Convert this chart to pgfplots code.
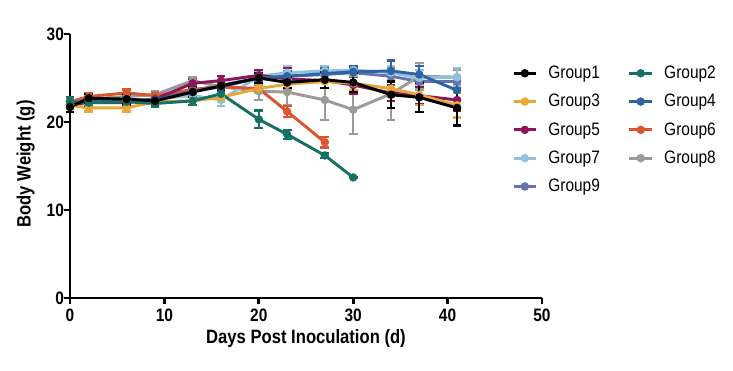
\documentclass[border=0pt]{standalone}
\usepackage{fontspec}
\setmainfont{Liberation Sans}[FakeStretch=0.86]
\usepackage{pgfplots}
\pgfplotsset{compat=1.18}
\usepackage{pgfplotstable}

\definecolor{cA}{HTML}{000000}
\definecolor{cB}{HTML}{137264}
\definecolor{cC}{HTML}{E8A838}
\definecolor{cD}{HTML}{2B65A3}
\definecolor{cE}{HTML}{8C1458}
\definecolor{cF}{HTML}{D9562E}
\definecolor{cG}{HTML}{91C1DF}
\definecolor{cH}{HTML}{9A9A9A}
\definecolor{cI}{HTML}{6773AD}

\pgfplotstableread{
x y e
0 21.7 0.6
2 22.7 0.5
6 22.6 0.6
9 22.4 0.5
13 23.4 0.6
16 24.1 0.5
20 25.0 0.6
23 24.5 0.6
27 24.8 0.9
30 24.5 1.1
34 23.1 1.5
37 22.8 1.7
41 21.6 2.0
}\gA
\pgfplotstableread{
x y e
0 22.3 0.5
2 22.2 0.4
6 22.3 0.4
9 22.1 0.4
13 22.4 0.5
16 23.2 0.5
20 20.3 1.0
23 18.6 0.5
27 16.2 0.3
30 13.7 0.0
}\gB
\pgfplotstableread{
x y e
0 21.9 0.4
2 21.6 0.4
6 21.6 0.4
9 22.3 0.4
13 22.4 0.5
16 22.8 0.5
20 23.8 0.5
23 24.3 0.6
27 24.6 0.7
30 24.4 0.8
34 23.8 1.0
37 23.1 1.2
41 21.9 1.4
}\gC
\pgfplotstableread{
x y e
0 22.0 0.4
2 22.4 0.4
6 22.5 0.4
9 22.5 0.4
13 23.5 0.5
16 24.0 0.5
20 25.0 0.5
23 25.2 0.6
27 25.5 0.6
30 25.7 0.6
34 25.8 1.2
37 25.4 1.0
41 23.6 1.0
}\gD
\pgfplotstableread{
x y e
0 22.0 0.4
2 22.2 0.4
6 22.2 0.4
9 22.6 0.4
13 24.4 0.5
16 24.7 0.5
20 25.3 0.6
23 24.9 1.2
27 24.7 0.8
30 24.2 1.0
34 23.3 0.9
37 23.0 1.0
41 22.5 1.2
}\gE
\pgfplotstableread{
x y e
0 22.3 0.4
2 22.9 0.4
6 23.3 0.4
9 23.0 0.4
13 23.7 0.4
16 24.0 0.4
20 23.8 0.4
23 21.2 0.6
27 17.7 0.6
}\gF
\pgfplotstableread{
x y e
0 22.0 0.4
2 22.3 0.4
6 22.4 0.4
9 22.6 0.4
13 23.0 0.5
16 22.5 0.7
20 25.2 0.6
23 25.6 0.8
27 25.8 0.6
30 25.9 0.5
34 25.6 0.8
37 25.0 0.9
41 25.1 1.0
}\gG
\pgfplotstableread{
x y e
0 22.0 0.4
2 22.6 0.4
6 22.9 0.4
9 23.1 0.4
13 24.7 0.4
16 24.0 0.5
20 23.5 1.0
23 23.4 1.5
27 22.5 2.3
30 21.4 2.8
34 23.2 3.0
37 25.2 1.5
41 25.1 0.8
}\gH
\pgfplotstableread{
x y e
0 22.0 0.4
2 22.3 0.4
6 22.4 0.4
9 22.6 0.4
13 23.6 0.5
16 24.2 0.5
20 25.0 0.5
23 25.2 0.5
27 25.4 0.5
30 25.6 0.5
34 25.2 0.6
37 24.6 0.6
41 24.6 0.6
}\gI

\pgfplotsset{
  grp/.style={color=#1, line width=2.2pt, mark=*, mark size=2.9pt,
    mark options={solid, fill=#1, draw=#1, line width=0.5pt}},
  eb/.style={error bars/y dir=both, error bars/y explicit,
    error bars/error bar style={line width=1.7pt},
    error bars/error mark options={rotate=90, mark size=3.3pt, line width=1.7pt}},
}

\begin{document}
\begin{tikzpicture}[x=0.75pt,y=0.75pt]
\useasboundingbox (-70,-73) rectangle (663,298);
\begin{axis}[
  at={(0,0)}, anchor=south west,
  scale only axis, width=354pt, height=198pt,
  xmin=0, xmax=50, ymin=0, ymax=30,
  axis x line*=bottom, axis y line*=left,
  axis line style={line width=2.2pt, black},
  xtick={0,10,20,30,40,50}, ytick={0,10,20,30},
  tick align=outside, major tick length=4.5pt,
  every tick/.style={line width=2pt, black},
  /pgf/number format/assume math mode=true,
  tick label style={font=\fontsize{13.5}{16}\selectfont\bfseries},
  yticklabel style={xshift=3.5pt},
  xlabel={Days Post Inoculation (d)},
  ylabel={Body Weight (g)},
  label style={font=\fontsize{14.5}{17}\selectfont\bfseries},
  xlabel style={at={(axis description cs:0.5,-0.172)}, anchor=base},
  ylabel style={at={(axis description cs:-0.094,0.508)}, anchor=center},
  clip=false,
  legend columns=2,
  legend cell align=left,
  legend style={draw=none, fill=none, at={(rel axis cs:0.936,0.89)}, anchor=north west,
    font=\fontsize{13.5}{16}\selectfont, inner sep=0pt,
    nodes={inner sep=2pt}, row sep=6.3pt,
    /tikz/every odd column/.append style={column sep=6pt},
    /tikz/every even column/.append style={column sep=19pt}},
  legend image code/.code={\draw[#1, mark repeat=2, mark phase=2] plot coordinates {(0pt,0pt)(8.5pt,0pt)(17pt,0pt)};},
]
\addlegendimage{grp=cA}\addlegendentry{Group1}
\addlegendimage{grp=cB}\addlegendentry{Group2}
\addlegendimage{grp=cC}\addlegendentry{Group3}
\addlegendimage{grp=cD}\addlegendentry{Group4}
\addlegendimage{grp=cE}\addlegendentry{Group5}
\addlegendimage{grp=cF}\addlegendentry{Group6}
\addlegendimage{grp=cG}\addlegendentry{Group7}
\addlegendimage{grp=cH}\addlegendentry{Group8}
\addlegendimage{grp=cI}\addlegendentry{Group9}

\addplot[forget plot, grp=cI, eb] table[x=x, y=y, y error=e] {\gI};
\addplot[forget plot, grp=cH, eb] table[x=x, y=y, y error=e] {\gH};
\addplot[forget plot, grp=cG, eb] table[x=x, y=y, y error=e] {\gG};
\addplot[forget plot, grp=cF, eb] table[x=x, y=y, y error=e] {\gF};
\addplot[forget plot, grp=cE, eb] table[x=x, y=y, y error=e] {\gE};
\addplot[forget plot, grp=cD, eb] table[x=x, y=y, y error=e] {\gD};
\addplot[forget plot, grp=cC, eb] table[x=x, y=y, y error=e] {\gC};
\addplot[forget plot, grp=cB, eb] table[x=x, y=y, y error=e] {\gB};
\addplot[forget plot, grp=cA, eb] table[x=x, y=y, y error=e] {\gA};
\end{axis}
\end{tikzpicture}
\end{document}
--------------------------------
## TASK REQUIREMENTS
Return all of the data exactly as written, and drop the pictures.

## WRITTEN SOLUTION
Convert this chart to pgfplots code.
\documentclass[border=0pt]{standalone}
\usepackage{fontspec}
\setmainfont{Liberation Sans}[FakeStretch=0.86]
\usepackage{pgfplots}
\pgfplotsset{compat=1.18}
\usepackage{pgfplotstable}

\definecolor{cA}{HTML}{000000}
\definecolor{cB}{HTML}{137264}
\definecolor{cC}{HTML}{E8A838}
\definecolor{cD}{HTML}{2B65A3}
\definecolor{cE}{HTML}{8C1458}
\definecolor{cF}{HTML}{D9562E}
\definecolor{cG}{HTML}{91C1DF}
\definecolor{cH}{HTML}{9A9A9A}
\definecolor{cI}{HTML}{6773AD}

\pgfplotstableread{
x y e
0 21.7 0.6
2 22.7 0.5
6 22.6 0.6
9 22.4 0.5
13 23.4 0.6
16 24.1 0.5
20 25.0 0.6
23 24.5 0.6
27 24.8 0.9
30 24.5 1.1
34 23.1 1.5
37 22.8 1.7
41 21.6 2.0
}\gA
\pgfplotstableread{
x y e
0 22.3 0.5
2 22.2 0.4
6 22.3 0.4
9 22.1 0.4
13 22.4 0.5
16 23.2 0.5
20 20.3 1.0
23 18.6 0.5
27 16.2 0.3
30 13.7 0.0
}\gB
\pgfplotstableread{
x y e
0 21.9 0.4
2 21.6 0.4
6 21.6 0.4
9 22.3 0.4
13 22.4 0.5
16 22.8 0.5
20 23.8 0.5
23 24.3 0.6
27 24.6 0.7
30 24.4 0.8
34 23.8 1.0
37 23.1 1.2
41 21.9 1.4
}\gC
\pgfplotstableread{
x y e
0 22.0 0.4
2 22.4 0.4
6 22.5 0.4
9 22.5 0.4
13 23.5 0.5
16 24.0 0.5
20 25.0 0.5
23 25.2 0.6
27 25.5 0.6
30 25.7 0.6
34 25.8 1.2
37 25.4 1.0
41 23.6 1.0
}\gD
\pgfplotstableread{
x y e
0 22.0 0.4
2 22.2 0.4
6 22.2 0.4
9 22.6 0.4
13 24.4 0.5
16 24.7 0.5
20 25.3 0.6
23 24.9 1.2
27 24.7 0.8
30 24.2 1.0
34 23.3 0.9
37 23.0 1.0
41 22.5 1.2
}\gE
\pgfplotstableread{
x y e
0 22.3 0.4
2 22.9 0.4
6 23.3 0.4
9 23.0 0.4
13 23.7 0.4
16 24.0 0.4
20 23.8 0.4
23 21.2 0.6
27 17.7 0.6
}\gF
\pgfplotstableread{
x y e
0 22.0 0.4
2 22.3 0.4
6 22.4 0.4
9 22.6 0.4
13 23.0 0.5
16 22.5 0.7
20 25.2 0.6
23 25.6 0.8
27 25.8 0.6
30 25.9 0.5
34 25.6 0.8
37 25.0 0.9
41 25.1 1.0
}\gG
\pgfplotstableread{
x y e
0 22.0 0.4
2 22.6 0.4
6 22.9 0.4
9 23.1 0.4
13 24.7 0.4
16 24.0 0.5
20 23.5 1.0
23 23.4 1.5
27 22.5 2.3
30 21.4 2.8
34 23.2 3.0
37 25.2 1.5
41 25.1 0.8
}\gH
\pgfplotstableread{
x y e
0 22.0 0.4
2 22.3 0.4
6 22.4 0.4
9 22.6 0.4
13 23.6 0.5
16 24.2 0.5
20 25.0 0.5
23 25.2 0.5
27 25.4 0.5
30 25.6 0.5
34 25.2 0.6
37 24.6 0.6
41 24.6 0.6
}\gI

\pgfplotsset{
  grp/.style={color=#1, line width=2.2pt, mark=*, mark size=2.9pt,
    mark options={solid, fill=#1, draw=#1, line width=0.5pt}},
  eb/.style={error bars/y dir=both, error bars/y explicit,
    error bars/error bar style={line width=1.7pt},
    error bars/error mark options={rotate=90, mark size=3.3pt, line width=1.7pt}},
}

\begin{document}
\begin{tikzpicture}[x=0.75pt,y=0.75pt]
\useasboundingbox (-70,-73) rectangle (663,298);
\begin{axis}[
  at={(0,0)}, anchor=south west,
  scale only axis, width=354pt, height=198pt,
  xmin=0, xmax=50, ymin=0, ymax=30,
  axis x line*=bottom, axis y line*=left,
  axis line style={line width=2.2pt, black},
  xtick={0,10,20,30,40,50}, ytick={0,10,20,30},
  tick align=outside, major tick length=4.5pt,
  every tick/.style={line width=2pt, black},
  /pgf/number format/assume math mode=true,
  tick label style={font=\fontsize{13.5}{16}\selectfont\bfseries},
  yticklabel style={xshift=3.5pt},
  xlabel={Days Post Inoculation (d)},
  ylabel={Body Weight (g)},
  label style={font=\fontsize{14.5}{17}\selectfont\bfseries},
  xlabel style={at={(axis description cs:0.5,-0.172)}, anchor=base},
  ylabel style={at={(axis description cs:-0.094,0.508)}, anchor=center},
  clip=false,
  legend columns=2,
  legend cell align=left,
  legend style={draw=none, fill=none, at={(rel axis cs:0.936,0.89)}, anchor=north west,
    font=\fontsize{13.5}{16}\selectfont, inner sep=0pt,
    nodes={inner sep=2pt}, row sep=6.3pt,
    /tikz/every odd column/.append style={column sep=6pt},
    /tikz/every even column/.append style={column sep=19pt}},
  legend image code/.code={\draw[#1, mark repeat=2, mark phase=2] plot coordinates {(0pt,0pt)(8.5pt,0pt)(17pt,0pt)};},
]
\addlegendimage{grp=cA}\addlegendentry{Group1}
\addlegendimage{grp=cB}\addlegendentry{Group2}
\addlegendimage{grp=cC}\addlegendentry{Group3}
\addlegendimage{grp=cD}\addlegendentry{Group4}
\addlegendimage{grp=cE}\addlegendentry{Group5}
\addlegendimage{grp=cF}\addlegendentry{Group6}
\addlegendimage{grp=cG}\addlegendentry{Group7}
\addlegendimage{grp=cH}\addlegendentry{Group8}
\addlegendimage{grp=cI}\addlegendentry{Group9}

\addplot[forget plot, grp=cI, eb] table[x=x, y=y, y error=e] {\gI};
\addplot[forget plot, grp=cH, eb] table[x=x, y=y, y error=e] {\gH};
\addplot[forget plot, grp=cG, eb] table[x=x, y=y, y error=e] {\gG};
\addplot[forget plot, grp=cF, eb] table[x=x, y=y, y error=e] {\gF};
\addplot[forget plot, grp=cE, eb] table[x=x, y=y, y error=e] {\gE};
\addplot[forget plot, grp=cD, eb] table[x=x, y=y, y error=e] {\gD};
\addplot[forget plot, grp=cC, eb] table[x=x, y=y, y error=e] {\gC};
\addplot[forget plot, grp=cB, eb] table[x=x, y=y, y error=e] {\gB};
\addplot[forget plot, grp=cA, eb] table[x=x, y=y, y error=e] {\gA};
\end{axis}
\end{tikzpicture}
\end{document}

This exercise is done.